Но я твердо стояла на своем.
– Нет. На валуне кроме цифр еще фамилия была. Имя. Отчество.
– Какое? – полюбопытствовал Сеня. – Назови.
Глава 8
– Не помню, – расстроилась я, – не русская какая‑то. Имя нераспространенное. Забыла! Но можно туда еще раз сходить и посмотреть.
– Сходим завтра к этому камню? – осведомился Кузя.
Я промолчала. Ни малейшего желания не испытываю вновь гулять по лесу. Я не трусиха, просто не хочется.
– Погоста никогда не было, – продолжал Собачкин. – Кто лучше знает? Ты или я, который детство в Ложкине провел?
– Когда в последний раз ты там был? – спросила я.

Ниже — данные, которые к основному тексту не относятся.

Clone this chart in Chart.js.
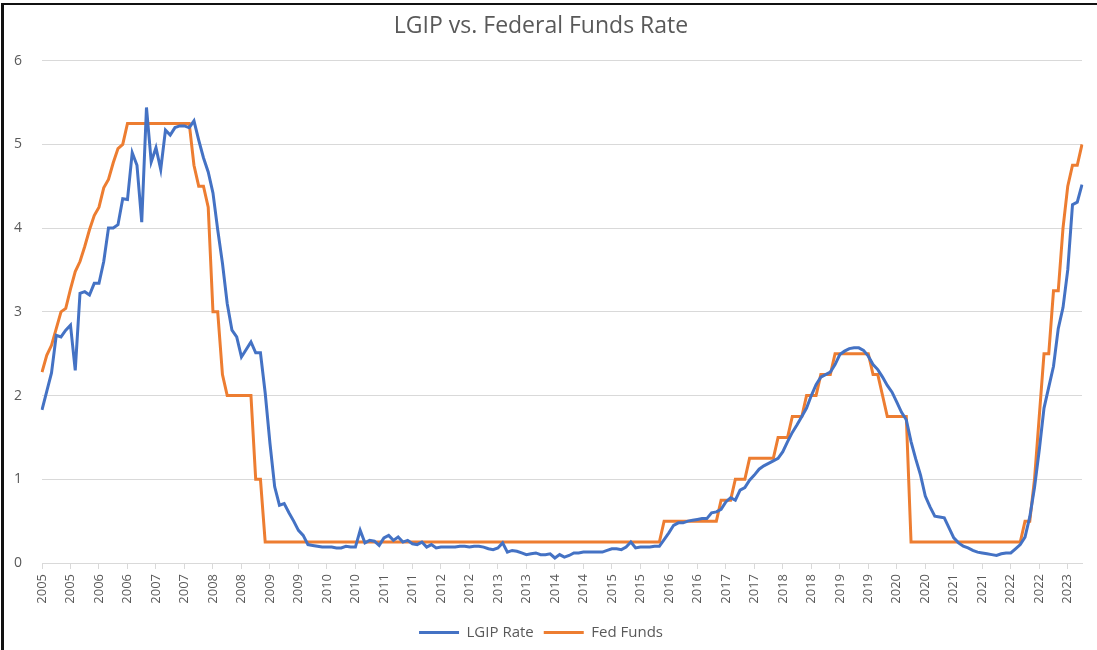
<!DOCTYPE html>
<html>
<head>
<meta charset="utf-8">
<title>LGIP vs. Federal Funds Rate</title>
<script src="https://cdn.jsdelivr.net/npm/chart.js@4.4.0/dist/chart.umd.min.js"></script>
<style>
  html, body { margin: 0; padding: 0; background: #fff; }
  #wrap { position: relative; width: 1097px; height: 650px; }
  #frame { position: absolute; left: 1px; top: 3px; right: 0; bottom: 0;
           border-left: 3px solid #111; border-top: 2px solid #111; pointer-events: none; }
</style>
</head>
<body>
<div id="wrap">
  <canvas id="rateChart" width="1097" height="650"></canvas>
  <div id="frame"></div>
</div>
<script>
// monthly, Jan 2005 .. Apr 2023
const startYear = 2005;
const monthCount = 220;
const months = [];
for (let i = 0; i < monthCount; i++) {
    const y = startYear + Math.floor(i / 12);
    const m = (i % 12) + 1;
    months.push(y + '-' + (m < 10 ? '0' + m : m));
}

// LGIP Rate, one row per year
const lgipRate = [
    1.83, 2.05, 2.27, 2.72, 2.7, 2.78, 2.84, 2.3, 3.22, 3.24, 3.2, 3.34,
    3.34, 3.6, 4.0, 4.0, 4.04, 4.35, 4.34, 4.9, 4.75, 4.07, 5.44, 4.79,
    4.96, 4.7, 5.17, 5.11, 5.2, 5.22, 5.22, 5.2, 5.28, 5.05, 4.84, 4.67,
    4.42, 3.98, 3.58, 3.1, 2.78, 2.7, 2.46, 2.55, 2.64, 2.51, 2.51, 2.03,
    1.43, 0.91, 0.69, 0.71, 0.6, 0.5, 0.39, 0.33, 0.22, 0.21, 0.2, 0.19,
    0.19, 0.19, 0.18, 0.18, 0.2, 0.19, 0.19, 0.39, 0.24, 0.27, 0.26, 0.21,
    0.3, 0.33, 0.27, 0.31, 0.25, 0.27, 0.23, 0.22, 0.25, 0.19, 0.22, 0.18,
    0.19, 0.19, 0.19, 0.19, 0.2, 0.2, 0.19, 0.2, 0.2, 0.19, 0.17, 0.16,
    0.18, 0.24, 0.13, 0.15, 0.14, 0.12, 0.1, 0.11, 0.12, 0.1, 0.1, 0.11,
    0.06, 0.1, 0.07, 0.09, 0.12, 0.12, 0.13, 0.13, 0.13, 0.13, 0.13, 0.15,
    0.17, 0.17, 0.16, 0.19, 0.25, 0.18, 0.19, 0.19, 0.19, 0.2, 0.2, 0.28,
    0.36, 0.45, 0.48, 0.48, 0.5, 0.51, 0.52, 0.53, 0.53, 0.6, 0.61, 0.64,
    0.73, 0.78, 0.75, 0.87, 0.9, 0.99, 1.05, 1.12, 1.16, 1.19, 1.22, 1.25,
    1.33, 1.45, 1.56, 1.65, 1.75, 1.85, 2.0, 2.13, 2.22, 2.25, 2.28, 2.37,
    2.49, 2.53, 2.56, 2.57, 2.57, 2.54, 2.47, 2.37, 2.31, 2.22, 2.12, 2.04,
    1.92, 1.8, 1.71, 1.45, 1.24, 1.05, 0.8, 0.67, 0.56, 0.55, 0.54, 0.42,
    0.3, 0.24, 0.2, 0.18, 0.15, 0.13, 0.12, 0.11, 0.1, 0.09, 0.11, 0.12,
    0.12, 0.17, 0.22, 0.31, 0.55, 0.9, 1.35, 1.85, 2.1, 2.35, 2.8, 3.05,
    3.5, 4.28, 4.31, 4.52
];

// Fed Funds, one row per year
const fedFunds = [
    2.28, 2.48, 2.6, 2.8, 3.0, 3.04, 3.27, 3.48, 3.6, 3.78, 3.98, 4.15,
    4.25, 4.48, 4.58, 4.78, 4.95, 5.0, 5.25, 5.25, 5.25, 5.25, 5.25, 5.25,
    5.25, 5.25, 5.25, 5.25, 5.25, 5.25, 5.25, 5.25, 4.75, 4.5, 4.5, 4.25,
    3.0, 3.0, 2.25, 2.0, 2.0, 2.0, 2.0, 2.0, 2.0, 1.0, 1.0, 0.25,
    0.25, 0.25, 0.25, 0.25, 0.25, 0.25, 0.25, 0.25, 0.25, 0.25, 0.25, 0.25,
    0.25, 0.25, 0.25, 0.25, 0.25, 0.25, 0.25, 0.25, 0.25, 0.25, 0.25, 0.25,
    0.25, 0.25, 0.25, 0.25, 0.25, 0.25, 0.25, 0.25, 0.25, 0.25, 0.25, 0.25,
    0.25, 0.25, 0.25, 0.25, 0.25, 0.25, 0.25, 0.25, 0.25, 0.25, 0.25, 0.25,
    0.25, 0.25, 0.25, 0.25, 0.25, 0.25, 0.25, 0.25, 0.25, 0.25, 0.25, 0.25,
    0.25, 0.25, 0.25, 0.25, 0.25, 0.25, 0.25, 0.25, 0.25, 0.25, 0.25, 0.25,
    0.25, 0.25, 0.25, 0.25, 0.25, 0.25, 0.25, 0.25, 0.25, 0.25, 0.25, 0.5,
    0.5, 0.5, 0.5, 0.5, 0.5, 0.5, 0.5, 0.5, 0.5, 0.5, 0.5, 0.75,
    0.75, 0.75, 1.0, 1.0, 1.0, 1.25, 1.25, 1.25, 1.25, 1.25, 1.25, 1.5,
    1.5, 1.5, 1.75, 1.75, 1.75, 2.0, 2.0, 2.0, 2.25, 2.25, 2.25, 2.5,
    2.5, 2.5, 2.5, 2.5, 2.5, 2.5, 2.5, 2.25, 2.25, 2.0, 1.75, 1.75,
    1.75, 1.75, 1.75, 0.25, 0.25, 0.25, 0.25, 0.25, 0.25, 0.25, 0.25, 0.25,
    0.25, 0.25, 0.25, 0.25, 0.25, 0.25, 0.25, 0.25, 0.25, 0.25, 0.25, 0.25,
    0.25, 0.25, 0.25, 0.5, 0.5, 1.0, 1.75, 2.5, 2.5, 3.25, 3.25, 4.0,
    4.5, 4.75, 4.75, 5.0
];

// a year label every 6 months
const tickEvery = 6;

const gridColor = '#d9d9d9';
const textColor = '#595959';
const fontFamily = '"Open Sans", "Noto Sans", sans-serif';

const ctx = document.getElementById('rateChart').getContext('2d');
new Chart(ctx, {
    type: 'line',
    data: {
        labels: months,
        datasets: [{
            label: 'LGIP Rate',
            data: lgipRate,
            borderColor: '#4472C4',
            backgroundColor: '#4472C4',
            borderWidth: 3,
            pointRadius: 0,
            tension: 0,
            fill: false
        }, {
            label: 'Fed Funds',
            data: fedFunds,
            borderColor: '#ED7D31',
            backgroundColor: '#ED7D31',
            borderWidth: 3,
            pointRadius: 0,
            tension: 0,
            fill: false
        }]
    },
    options: {
        responsive: false,
        animation: false,
        devicePixelRatio: 1,
        layout: { padding: { left: 0, right: 15, top: 0, bottom: 0 } },
        plugins: {
            title: {
                display: true,
                text: 'LGIP vs. Federal Funds Rate',
                color: textColor,
                font: { family: fontFamily, size: 23, weight: 'normal' },
                padding: { top: 13, bottom: 20 }
            },
            legend: {
                position: 'bottom',
                labels: {
                    color: textColor,
                    font: { family: fontFamily, size: 15 },
                    usePointStyle: true,
                    pointStyle: 'line',
                    pointStyleWidth: 40,
                    padding: 10
                }
            },
            tooltip: { enabled: false }
        },
        scales: {
            x: {
                ticks: {
                    autoSkip: false,
                    minRotation: 90,
                    maxRotation: 90,
                    padding: 5,
                    color: textColor,
                    font: { family: fontFamily, size: 13 },
                    callback: function (value, index) {
                        if (index % tickEvery !== 0) return null;
                        return this.getLabelForValue(value).slice(0, 4);
                    }
                },
                grid: {
                    drawOnChartArea: false,
                    drawTicks: true,
                    tickLength: 6,
                    color: gridColor
                },
                border: { display: true, color: gridColor },
                afterFit: function (scale) { scale.height = 52; }
            },
            y: {
                min: 0,
                max: 6,
                ticks: {
                    stepSize: 1,
                    padding: 20,
                    color: textColor,
                    font: { family: fontFamily, size: 14 }
                },
                grid: { color: gridColor, drawTicks: false },
                border: { display: false },
                afterFit: function (scale) { scale.width = 42; }
            }
        }
    }
});
</script>
</body>
</html>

– Очень давно, – признался Семен, – после истории с сигаретами мама пообещала мне, если я еще раз появлюсь на территории клиники или вообще в лесу, она меня отправит к бабке жить, к матери моего покойного отца, куда‑то за Урал. Я старуху никогда не видел, испугался и перестал бегать к лечебнице. Хорошо знал – мать слов на ветер не бросает. Застукает меня, и лететь мне к незнакомой старухе. Мама нервничала, что она целыми днями на работе, а сын без присмотра. Но я больше никогда не воровал, учился хорошо, на олимпиаде победителем стал, поступил в МГУ. Отлично знаю: кладбища нет!
– Есть! – зашипела я.
– Ладно, давай поспорим, – предложил Сеня, – на обед в ресторане у Фреда.
– Там дорого, – предостерегла я, – очень большой счет всегда.

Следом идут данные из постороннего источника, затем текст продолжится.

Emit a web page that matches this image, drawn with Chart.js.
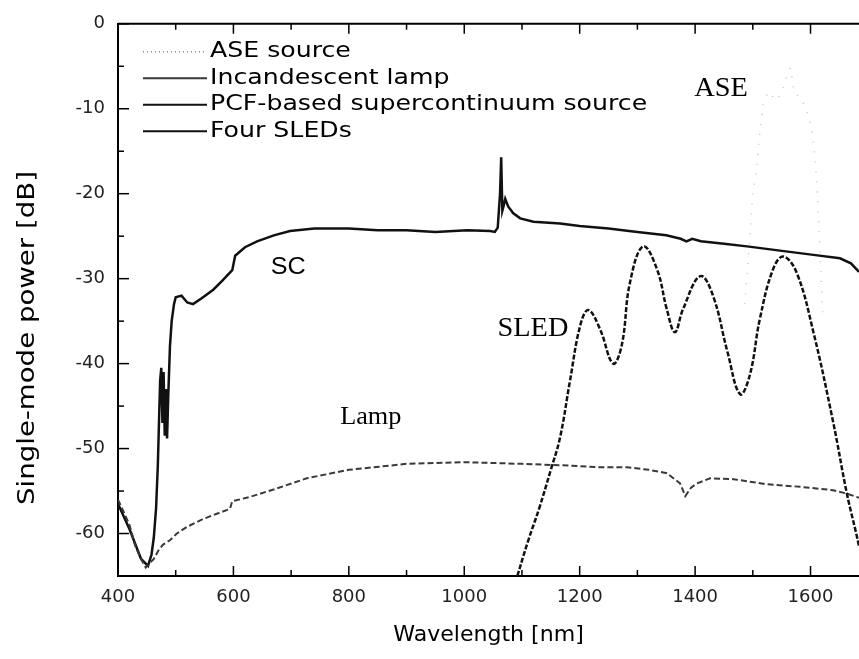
<!DOCTYPE html>
<html>
<head>
<meta charset="utf-8">
<script src="https://cdn.jsdelivr.net/npm/chart.js@4.4.1/dist/chart.umd.min.js"></script>
<style>
  html, body { margin: 0; padding: 0; background: #fff; }
  #wrap { width: 859px; height: 659px; }
</style>
</head>
<body>
<div id="wrap"><canvas id="chart"></canvas></div>
<script>
// series (wavelength in nm, power in dB)
const aseWl = [1486, 1492, 1496, 1500, 1506, 1512, 1518, 1528, 1540, 1550, 1560, 1565, 1572, 1585, 1597, 1605, 1609, 1612, 1614, 1617, 1621];
const aseDb = [-33, -28, -24, -20, -17.5, -13, -9.5, -8, -9, -8, -6, -5.2, -8, -9, -11, -14, -17, -20, -23, -28, -34];

const lampWl = [400, 410, 420, 430, 440, 448, 455, 462, 470, 478, 490, 502, 520, 547, 570, 594, 598, 628, 675, 727, 800, 900, 1000, 1100, 1180, 1235, 1282, 1320, 1351, 1374, 1383, 1393, 1403, 1426, 1466, 1524, 1582, 1639, 1663, 1684];
const lampDb = [-56, -57.5, -59, -61.5, -63, -64, -63.5, -63, -62, -61.3, -60.8, -60, -59.2, -58.3, -57.7, -57.1, -56.2, -55.7, -54.7, -53.5, -52.5, -51.8, -51.6, -51.8, -52, -52.2, -52.2, -52.5, -52.9, -54.1, -55.6, -54.6, -54.1, -53.5, -53.6, -54.2, -54.5, -54.9, -55.3, -55.8];

const scWl = [400, 420, 440, 452, 458, 462, 466, 469, 471, 473, 475, 477, 479, 481, 483, 485, 487, 490, 493, 497, 500, 510, 520, 530, 545, 565, 580, 598, 603, 620, 641, 670, 698, 740, 800, 850, 900, 950, 1005, 1045, 1053, 1058, 1062, 1064, 1066, 1068, 1071, 1076, 1085, 1097, 1120, 1166, 1200, 1250, 1300, 1350, 1375, 1385, 1395, 1410, 1450, 1490, 1547, 1605, 1651, 1670, 1684];
const scDb = [-56.5, -59.5, -63, -63.8, -62.5, -60.5, -57, -52, -47, -42, -40.5, -47, -41, -48.5, -43, -48.8, -44, -38, -35, -33, -32.2, -32, -32.8, -33, -32.3, -31.3, -30.3, -29, -27.3, -26.3, -25.6, -24.9, -24.4, -24.1, -24.1, -24.3, -24.3, -24.5, -24.3, -24.4, -24.5, -24, -20, -15.7, -22, -21.5, -20.6, -21.5, -22.3, -22.9, -23.3, -23.5, -23.8, -24.1, -24.5, -24.9, -25.3, -25.6, -25.3, -25.6, -25.9, -26.2, -26.7, -27.2, -27.6, -28.2, -29.2];

const sledWl = [1092, 1110, 1130, 1150, 1166, 1183, 1201, 1215, 1235, 1258, 1273, 1287, 1310, 1334, 1351, 1365, 1379, 1409, 1431, 1456, 1478, 1495, 1512, 1535, 1553, 1576, 1605, 1639, 1663, 1684, 1692];
const sledDb = [-65, -61, -57, -52.5, -48.7, -42.1, -35.5, -33.7, -35.9, -40, -37.8, -30.5, -26.2, -28.9, -33.6, -36.3, -33.6, -29.7, -32, -38.6, -43.6, -41.3, -34.8, -28.9, -27.4, -29.3, -36.3, -46.8, -55.3, -61.5, -65];

const seriesNames = ['ASE source', 'Incandescent lamp', 'PCF-based supercontinuum source', 'Four SLEDs'];
const xMajor = 200;
const yMajor = 10;

const pts = (xs, ys) => xs.map((v, i) => ({x: v, y: ys[i]}));

// text helper, text in the figure is drawn a bit wide
function wideText(ctx, txt, x, y, font, sx, align) {
    ctx.save();
    ctx.font = font;
    ctx.textBaseline = 'middle';
    ctx.textAlign = align || 'left';
    ctx.translate(x, y);
    ctx.scale(sx, 1);
    ctx.fillText(txt, 0, 0);
    ctx.restore();
}

const framePlugin = {
    id: 'frame',
    afterDraw(chart) {
        const ctx = chart.ctx;
        const a = chart.chartArea;
        const x = chart.scales.x;
        const y = chart.scales.y;
        ctx.save();
        ctx.strokeStyle = '#000';
        ctx.lineWidth = 2;
        ctx.beginPath();
        ctx.moveTo(a.left, a.top);
        ctx.lineTo(a.right, a.top);
        ctx.stroke();

        // inward ticks
        ctx.lineWidth = 1.5;
        x.ticks.forEach(t => {
            const px = x.getPixelForValue(t.value);
            const len = t.value % xMajor === 0 ? 10 : 6;
            ctx.beginPath();
            ctx.moveTo(px, a.bottom);
            ctx.lineTo(px, a.bottom - len);
            ctx.moveTo(px, a.top);
            ctx.lineTo(px, a.top + len);
            ctx.stroke();
        });
        y.ticks.forEach(t => {
            const py = y.getPixelForValue(t.value);
            const len = t.value % yMajor === 0 ? 11 : 6;
            ctx.beginPath();
            ctx.moveTo(a.left, py);
            ctx.lineTo(a.left + len, py);
            ctx.stroke();
        });

        // legend in the upper left of the plot
        ctx.fillStyle = '#000';
        chart.data.datasets.forEach((ds, i) => {
            const ly = a.top + 28 + i * 26.5;
            ctx.strokeStyle = i === 0 ? '#888' : ds.borderColor;
            ctx.lineWidth = i === 0 ? 1.5 : 2;
            ctx.setLineDash(i === 0 ? [1, 3] : []);
            ctx.beginPath();
            ctx.moveTo(a.left + 25, ly);
            ctx.lineTo(a.left + 89, ly);
            ctx.stroke();
            ctx.setLineDash([]);
            wideText(ctx, ds.label, a.left + 92, ly, '21px "DejaVu Sans"', 1.2);
        });

        // curve labels
        const lbl = (txt, wl, db, font) => {
            wideText(ctx, txt, x.getPixelForValue(wl), y.getPixelForValue(db), font, 1.05, 'center');
        };
        lbl('SC', 695, -28.7, '24px "Liberation Sans"');
        lbl('SLED', 1119, -35.9, '27px "Liberation Serif"');
        lbl('ASE', 1445, -7.7, '27px "Liberation Serif"');
        lbl('Lamp', 838, -46.3, '25px "Liberation Serif"');

        // axis titles
        wideText(ctx, 'Wavelength [nm]', (a.left + a.right) / 2, 636, '21px "DejaVu Sans"', 1.05, 'center');
        ctx.save();
        ctx.translate(28, 338);
        ctx.rotate(-Math.PI / 2);
        wideText(ctx, 'Single-mode power [dB]', 0, 0, '23px "DejaVu Sans"', 1.2, 'center');
        ctx.restore();
        ctx.restore();
    }
};

const tickFont = {family: 'DejaVu Sans', size: 18};

new Chart(document.getElementById('chart'), {
    type: 'line',
    data: {
        datasets: [
            {label: seriesNames[0], data: pts(aseWl, aseDb), borderColor: '#c4c4c4', borderWidth: 1.5, borderDash: [1, 9], pointRadius: 0, tension: 0.2},
            {label: seriesNames[1], data: pts(lampWl, lampDb), borderColor: '#3a3a3a', borderWidth: 2, borderDash: [6, 3], pointRadius: 0, tension: 0},
            {label: seriesNames[2], data: pts(scWl, scDb), borderColor: '#111', borderWidth: 2.5, pointRadius: 0, tension: 0},
            {label: seriesNames[3], data: pts(sledWl, sledDb), borderColor: '#111', borderWidth: 2.5, borderDash: [5, 2], pointRadius: 0, tension: 0.4}
        ]
    },
    options: {
        responsive: true,
        maintainAspectRatio: false,
        animation: false,
        layout: {padding: {top: 18, right: 0, left: 0, bottom: 0}},
        plugins: {legend: {display: false}, tooltip: {enabled: false}},
        scales: {
            x: {
                type: 'linear',
                min: 400,
                max: 1684,
                grid: {display: false, drawTicks: false},
                border: {display: true, color: '#000', width: 2},
                ticks: {
                    stepSize: 100,
                    includeBounds: false,
                    autoSkip: false,
                    maxRotation: 0,
                    padding: 11,
                    color: '#222',
                    font: tickFont,
                    callback: v => (v % xMajor === 0 ? String(v) : '')
                },
                afterFit: s => { s.height = 83; }
            },
            y: {
                min: -65,
                max: 0,
                grid: {display: false, drawTicks: false},
                border: {display: true, color: '#000', width: 2},
                ticks: {
                    stepSize: 5,
                    autoSkip: false,
                    padding: 13,
                    color: '#222',
                    font: tickFont,
                    callback: v => (v % yMajor === 0 ? String(v) : '')
                },
                afterFit: s => { s.width = 118; }
            }
        }
    },
    plugins: [framePlugin]
});
</script>
</body>
</html>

– Ага, – заликовал Собачкин, – боишься проиграть!
– Нет, беспокоюсь о твоем кошельке, потому что уверена в своей правоте, – возразила я.
– Завтра вместе сходим туда и узнаем, кто прав, – договорил Сеня.
– Пока вы вели себя, как два барана, которые повстречались утром рано, я нашел информацию на Веронику Глебовну Невзорову, – объявил Кузя, – она москвичка, одинокая. В графе место работы указала: фрилансер.
– Понимай, бездельница, – припечатал Сеня, – мне еще нравится: «блогер». Раньше те, кто гадости про соседей сочинял, назывались сплетниками, клеветниками. А теперь они блогеры. Если кто врет в интернете про знакомых или неизвестных ему людей, переписывает чужие статьи, делая в каждом слове ошибки, рецензирует кинофильмы, которые не смотрел, книги, которые не читал, не имея своих детей, учит молодых родителей, как им наследников воспитывать, издевается над немодно одетой подругой, вопит: «Я свободен, никогда в штат работать не пойду», то он не клеветник, не плагиатор, не безграмотный дурак, не идиот, который хочет выглядеть профессором психологии, не завистник, он – блогер. Но только если солидная газета или журнал предложат ему ставку корреспондента, эта плохо воспитанная личность вмиг «блогить» перестанет и кинется в редакцию на постоянные деньги. Но вот беда, блогерами интересуются только те, кого они презирают, нормальным СМИ, телевидению они не нужны.